→ **SET TASK**
Leaving out the pictures, retype the lines from the beginning of the listing through the line containing "350, 375, 400];".

--- SUPPLIED DATA ---

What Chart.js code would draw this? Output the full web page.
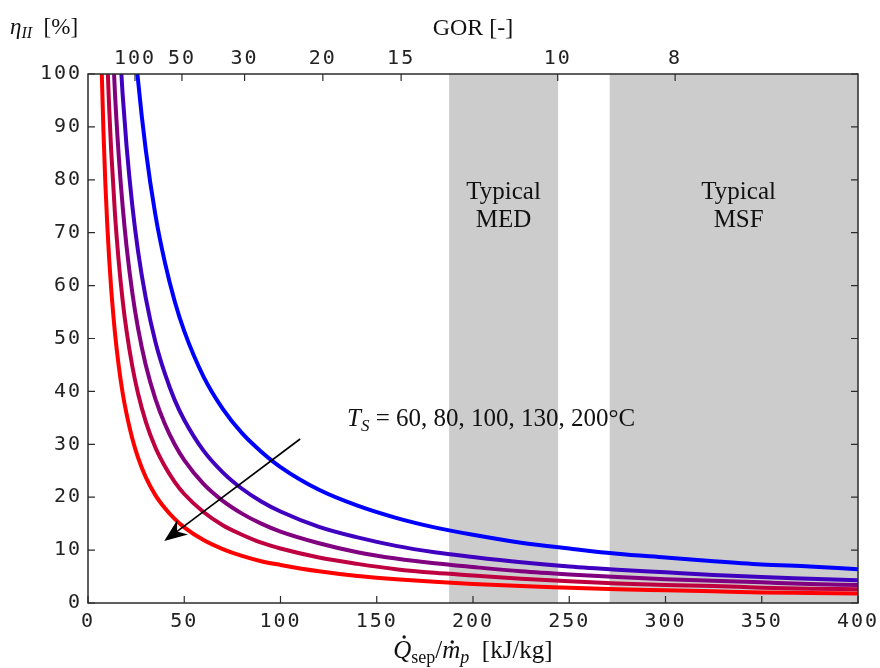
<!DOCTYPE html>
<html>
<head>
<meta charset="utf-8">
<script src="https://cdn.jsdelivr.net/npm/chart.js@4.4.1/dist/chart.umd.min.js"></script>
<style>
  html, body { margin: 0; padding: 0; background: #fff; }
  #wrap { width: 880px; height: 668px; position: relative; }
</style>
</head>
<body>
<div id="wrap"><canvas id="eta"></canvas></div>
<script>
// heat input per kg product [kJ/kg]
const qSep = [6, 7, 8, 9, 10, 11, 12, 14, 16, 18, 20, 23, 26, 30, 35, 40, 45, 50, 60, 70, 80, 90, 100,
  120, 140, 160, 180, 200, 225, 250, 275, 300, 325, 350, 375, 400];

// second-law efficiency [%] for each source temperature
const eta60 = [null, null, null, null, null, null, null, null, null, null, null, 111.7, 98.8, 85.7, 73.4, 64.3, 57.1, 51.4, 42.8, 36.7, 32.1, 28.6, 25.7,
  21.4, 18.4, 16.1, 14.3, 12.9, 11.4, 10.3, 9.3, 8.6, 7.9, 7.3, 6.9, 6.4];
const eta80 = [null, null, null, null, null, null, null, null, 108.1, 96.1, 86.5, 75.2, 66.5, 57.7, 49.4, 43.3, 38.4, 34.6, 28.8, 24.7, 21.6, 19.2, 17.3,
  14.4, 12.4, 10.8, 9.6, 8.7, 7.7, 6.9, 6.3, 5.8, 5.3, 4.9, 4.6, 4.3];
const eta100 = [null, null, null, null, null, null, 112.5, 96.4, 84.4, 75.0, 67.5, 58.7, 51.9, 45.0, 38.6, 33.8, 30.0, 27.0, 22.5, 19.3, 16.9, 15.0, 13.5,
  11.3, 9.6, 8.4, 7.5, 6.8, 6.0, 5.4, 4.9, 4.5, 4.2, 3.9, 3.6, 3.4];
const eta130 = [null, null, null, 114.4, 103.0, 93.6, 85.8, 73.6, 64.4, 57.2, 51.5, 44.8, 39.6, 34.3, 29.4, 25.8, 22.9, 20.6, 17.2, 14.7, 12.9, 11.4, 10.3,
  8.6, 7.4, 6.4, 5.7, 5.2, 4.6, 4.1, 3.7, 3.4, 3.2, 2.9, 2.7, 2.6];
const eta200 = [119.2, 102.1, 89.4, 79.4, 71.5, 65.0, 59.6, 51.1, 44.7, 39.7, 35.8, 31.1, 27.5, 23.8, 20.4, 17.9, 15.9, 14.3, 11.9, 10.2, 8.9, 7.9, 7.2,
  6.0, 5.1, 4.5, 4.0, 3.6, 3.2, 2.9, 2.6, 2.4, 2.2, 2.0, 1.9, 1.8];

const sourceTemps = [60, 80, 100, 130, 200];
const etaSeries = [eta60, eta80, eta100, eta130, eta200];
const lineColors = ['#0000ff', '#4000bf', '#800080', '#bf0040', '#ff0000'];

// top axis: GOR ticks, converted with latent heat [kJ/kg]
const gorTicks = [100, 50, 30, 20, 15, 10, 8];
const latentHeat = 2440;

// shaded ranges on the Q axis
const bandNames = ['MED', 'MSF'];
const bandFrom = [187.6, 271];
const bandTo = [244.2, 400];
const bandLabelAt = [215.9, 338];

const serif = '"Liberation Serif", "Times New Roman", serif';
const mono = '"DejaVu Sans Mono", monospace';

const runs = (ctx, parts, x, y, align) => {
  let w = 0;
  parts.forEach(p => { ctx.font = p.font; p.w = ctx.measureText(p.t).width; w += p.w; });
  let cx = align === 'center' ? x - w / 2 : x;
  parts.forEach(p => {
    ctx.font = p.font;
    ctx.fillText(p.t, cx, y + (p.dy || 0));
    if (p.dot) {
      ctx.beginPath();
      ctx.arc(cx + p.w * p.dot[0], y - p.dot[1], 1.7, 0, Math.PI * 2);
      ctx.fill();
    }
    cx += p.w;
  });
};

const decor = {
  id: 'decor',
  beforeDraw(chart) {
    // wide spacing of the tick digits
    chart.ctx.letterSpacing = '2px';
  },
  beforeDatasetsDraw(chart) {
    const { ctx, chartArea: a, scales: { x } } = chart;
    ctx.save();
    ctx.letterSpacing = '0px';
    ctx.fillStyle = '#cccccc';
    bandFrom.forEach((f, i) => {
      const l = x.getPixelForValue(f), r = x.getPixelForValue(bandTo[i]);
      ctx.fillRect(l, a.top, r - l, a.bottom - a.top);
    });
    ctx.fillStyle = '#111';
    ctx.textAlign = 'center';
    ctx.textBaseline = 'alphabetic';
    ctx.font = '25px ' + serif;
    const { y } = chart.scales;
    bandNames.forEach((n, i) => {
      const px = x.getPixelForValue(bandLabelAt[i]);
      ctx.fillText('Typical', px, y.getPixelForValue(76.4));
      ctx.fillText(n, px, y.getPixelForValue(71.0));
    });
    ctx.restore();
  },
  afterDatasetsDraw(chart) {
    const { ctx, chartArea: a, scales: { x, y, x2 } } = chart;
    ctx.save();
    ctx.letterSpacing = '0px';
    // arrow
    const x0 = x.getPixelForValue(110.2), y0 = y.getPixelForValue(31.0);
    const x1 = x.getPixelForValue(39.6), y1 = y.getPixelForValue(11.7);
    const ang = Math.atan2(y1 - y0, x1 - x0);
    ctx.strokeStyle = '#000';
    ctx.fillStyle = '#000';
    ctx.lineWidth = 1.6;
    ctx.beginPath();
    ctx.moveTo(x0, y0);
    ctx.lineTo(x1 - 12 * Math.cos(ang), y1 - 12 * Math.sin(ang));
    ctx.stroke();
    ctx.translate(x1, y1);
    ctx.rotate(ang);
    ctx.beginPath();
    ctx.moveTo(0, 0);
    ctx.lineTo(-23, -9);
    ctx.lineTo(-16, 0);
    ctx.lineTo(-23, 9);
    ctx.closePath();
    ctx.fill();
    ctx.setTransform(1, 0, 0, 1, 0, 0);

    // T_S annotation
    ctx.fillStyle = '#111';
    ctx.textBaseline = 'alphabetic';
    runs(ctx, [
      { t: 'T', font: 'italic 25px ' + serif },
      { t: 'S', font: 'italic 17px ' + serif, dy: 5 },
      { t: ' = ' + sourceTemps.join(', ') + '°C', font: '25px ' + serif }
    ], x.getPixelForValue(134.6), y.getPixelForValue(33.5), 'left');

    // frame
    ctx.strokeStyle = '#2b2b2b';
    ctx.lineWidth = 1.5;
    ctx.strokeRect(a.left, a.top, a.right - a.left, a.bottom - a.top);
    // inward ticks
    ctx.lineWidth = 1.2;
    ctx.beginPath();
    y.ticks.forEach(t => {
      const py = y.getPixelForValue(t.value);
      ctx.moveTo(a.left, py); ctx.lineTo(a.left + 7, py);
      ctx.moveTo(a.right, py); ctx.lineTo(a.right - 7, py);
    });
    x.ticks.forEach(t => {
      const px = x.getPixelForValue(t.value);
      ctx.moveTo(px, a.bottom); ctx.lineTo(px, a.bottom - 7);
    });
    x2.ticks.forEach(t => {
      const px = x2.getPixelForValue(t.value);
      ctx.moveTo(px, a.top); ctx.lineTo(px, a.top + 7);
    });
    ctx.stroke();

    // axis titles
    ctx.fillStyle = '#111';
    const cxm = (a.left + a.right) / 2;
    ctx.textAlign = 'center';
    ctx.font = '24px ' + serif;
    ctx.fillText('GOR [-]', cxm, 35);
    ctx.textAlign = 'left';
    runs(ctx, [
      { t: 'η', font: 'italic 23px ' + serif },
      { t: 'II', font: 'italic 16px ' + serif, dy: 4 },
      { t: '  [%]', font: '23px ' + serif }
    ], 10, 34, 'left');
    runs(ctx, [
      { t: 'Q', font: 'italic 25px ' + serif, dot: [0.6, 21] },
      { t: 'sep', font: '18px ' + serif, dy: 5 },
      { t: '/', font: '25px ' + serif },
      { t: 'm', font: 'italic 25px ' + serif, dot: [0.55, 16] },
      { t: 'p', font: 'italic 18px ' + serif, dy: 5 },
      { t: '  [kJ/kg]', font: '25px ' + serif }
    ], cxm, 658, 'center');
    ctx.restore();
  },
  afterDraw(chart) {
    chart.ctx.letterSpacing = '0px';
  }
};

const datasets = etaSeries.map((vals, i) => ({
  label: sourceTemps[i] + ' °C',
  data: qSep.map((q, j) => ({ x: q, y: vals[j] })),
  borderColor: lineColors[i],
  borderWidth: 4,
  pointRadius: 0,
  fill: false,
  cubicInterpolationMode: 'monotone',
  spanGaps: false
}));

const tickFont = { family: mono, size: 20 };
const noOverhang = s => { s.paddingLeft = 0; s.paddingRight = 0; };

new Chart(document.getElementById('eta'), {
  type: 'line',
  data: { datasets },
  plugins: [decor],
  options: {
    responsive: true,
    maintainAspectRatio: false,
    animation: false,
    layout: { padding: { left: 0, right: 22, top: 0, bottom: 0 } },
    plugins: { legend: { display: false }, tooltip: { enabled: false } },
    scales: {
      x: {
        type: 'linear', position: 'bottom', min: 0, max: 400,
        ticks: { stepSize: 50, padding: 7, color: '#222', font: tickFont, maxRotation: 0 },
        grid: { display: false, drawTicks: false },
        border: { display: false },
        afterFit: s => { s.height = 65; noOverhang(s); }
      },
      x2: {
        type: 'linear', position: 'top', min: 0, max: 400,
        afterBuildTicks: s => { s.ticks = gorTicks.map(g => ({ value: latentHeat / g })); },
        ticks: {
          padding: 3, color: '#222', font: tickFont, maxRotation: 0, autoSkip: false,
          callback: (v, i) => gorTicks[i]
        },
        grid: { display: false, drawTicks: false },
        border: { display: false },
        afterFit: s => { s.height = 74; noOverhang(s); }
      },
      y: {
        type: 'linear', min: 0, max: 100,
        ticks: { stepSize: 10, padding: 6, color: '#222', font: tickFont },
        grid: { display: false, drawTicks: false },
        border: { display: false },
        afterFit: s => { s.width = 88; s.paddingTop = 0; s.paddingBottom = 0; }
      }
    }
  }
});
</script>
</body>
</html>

---

→ **OUTPUT OF THE EXERCISE**
What Chart.js code would draw this? Output the full web page.
<!DOCTYPE html>
<html>
<head>
<meta charset="utf-8">
<script src="https://cdn.jsdelivr.net/npm/chart.js@4.4.1/dist/chart.umd.min.js"></script>
<style>
  html, body { margin: 0; padding: 0; background: #fff; }
  #wrap { width: 880px; height: 668px; position: relative; }
</style>
</head>
<body>
<div id="wrap"><canvas id="eta"></canvas></div>
<script>
// heat input per kg product [kJ/kg]
const qSep = [6, 7, 8, 9, 10, 11, 12, 14, 16, 18, 20, 23, 26, 30, 35, 40, 45, 50, 60, 70, 80, 90, 100,
  120, 140, 160, 180, 200, 225, 250, 275, 300, 325, 350, 375, 400];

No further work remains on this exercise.